All Government securities in India have a face value of Rs. 10 and are issued by RBI on behalf of the Central government. G-Secs are normally interest bearing, and have semi-annual interest payments for a period of 5-30 years.

Treasury bills or T-bills are short term securities issued by RBI (for Government of India) meant to fund temporary requirements. The maturity on T-bills ranges from 91 days to 364 days. T-bills have a face value of Rs. 100 but do not have any interest payment. They are generally issued at a discount and redeemed at face-value at the end of the maturity period.

Government securities are generally issued by RBI on either a yield based or price-based auction. Recently, RBI has announced a non-competitive bidding facility for retail investors in G-Secs.

  • Physical Security (which is mostly outdated & not used much)
  • SGL (Subsidiary General Ledger) A/c with the Public Debt Office of the RBI Constituent SGL A/c with Banks or PDs who hold the G-secs on behalf of the investors in their SGL-II A/cs of RBI, meant only for client holdings.
  • Same Demat A/c as is used for equities at the Depositories.

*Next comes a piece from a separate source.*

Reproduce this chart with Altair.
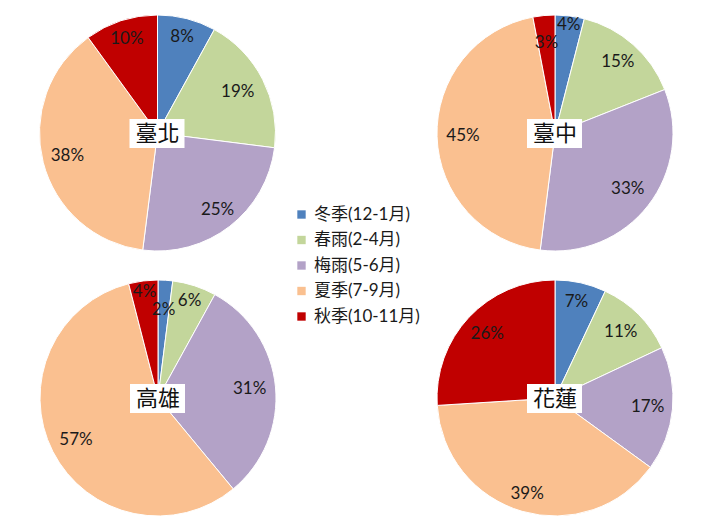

NSDL & CDSL will hold them in their SGL-II A/cs of RBI, meant only for client holdings.

Call Provision

Some bonds are issued with a provision via which the investor can redeem the bonds at a specific date and price before maturity. Since, such a provision is meant to safeguard the issuer; callable bonds have a higher interest return as compared to non-callable bonds.

Put Provision

A Put provision gives an investor the option to sell the bond to the issuer prior to maturity at a specific date and time. Since, this is meant to protect the investor, the interest rates on such bonds is comparatively lower.


Some corporate bonds allow investor to convert the bond in common stock (equity shares) instead of redeeming the bond for cash payment. These bonds are also called convertible bonds.

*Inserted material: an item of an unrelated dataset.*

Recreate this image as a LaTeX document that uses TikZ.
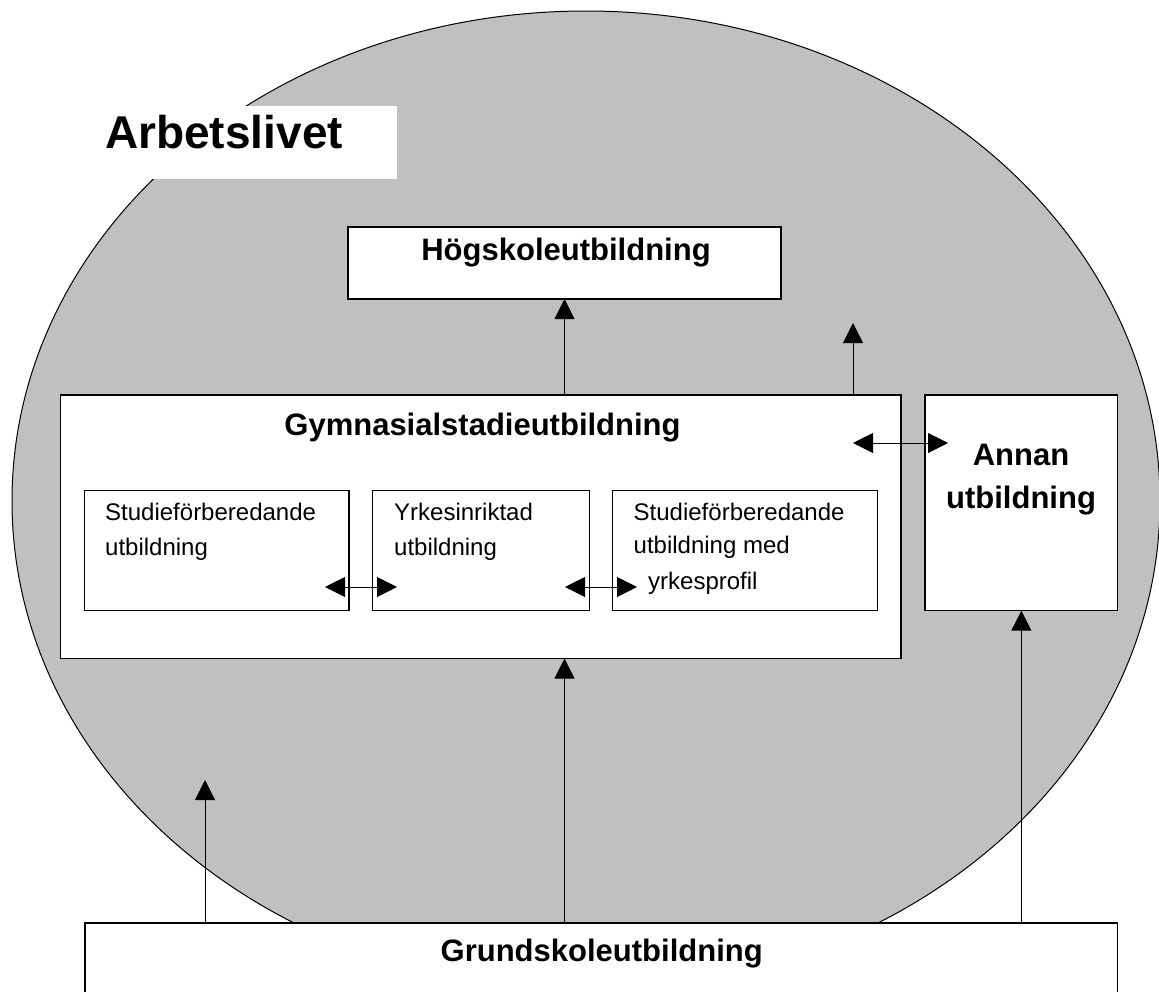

Principal Payments and Average Life

Some bonds are linked to the average life of the instrument. These instruments are traded and prices as per their average life rather than the maturity date.

Failure of a bond issuer to pay principal or interest as per the predetermined schedule is termed as default. A default can also occur if the issuer fails to meet/comply with the obligations related to reporting requirements, etc.

In case of a bankruptcy, bond holders, being creditors, have the first right to the assets of the issuer when receiving a payout by way of liquidation. The kind of bond held also determines an investor’s status during bankruptcy.

Secured bonds are instruments which are backed by a specific collateral (or asset) of the issuer, If the issuer defaults, a secured bond investor has the first claim to the said collateral.

Unsecured bonds do not have a claim to any specific collateral from the issuer. Unsecured bonds normally offer a higher coupon rate due to a higher risk of investment.

Interest rate risk: The bond trading prices are inversely related to the interest rates. When interest rates rise, bond prices decline. If you need to sell you bond in a high interest rate environment, you may get less than you paid for it. The risk from fluctuations in interest rate declines the closer the instrument is to maturity.

Credit risk

If the issuer faces a financial crunch or bankruptcy, it may default on payments towards the instrument.

Liquidity risk

If the coupon rate is lower than prevailing interest rates in the market, then an investor may find it difficult to sell the instrument before maturity. Debt instruments are generally more liquid during the initial period after they are issued.

Call risk or reinvestment risk

For a bond with a call option, the issuer may redeem the instrument prior to maturity as per the predetermined dates and prices for such a trade. Issuers normally redeem such bonds when the interest rates are falling, and as a result investors have to reinvest their funds at a lower rate.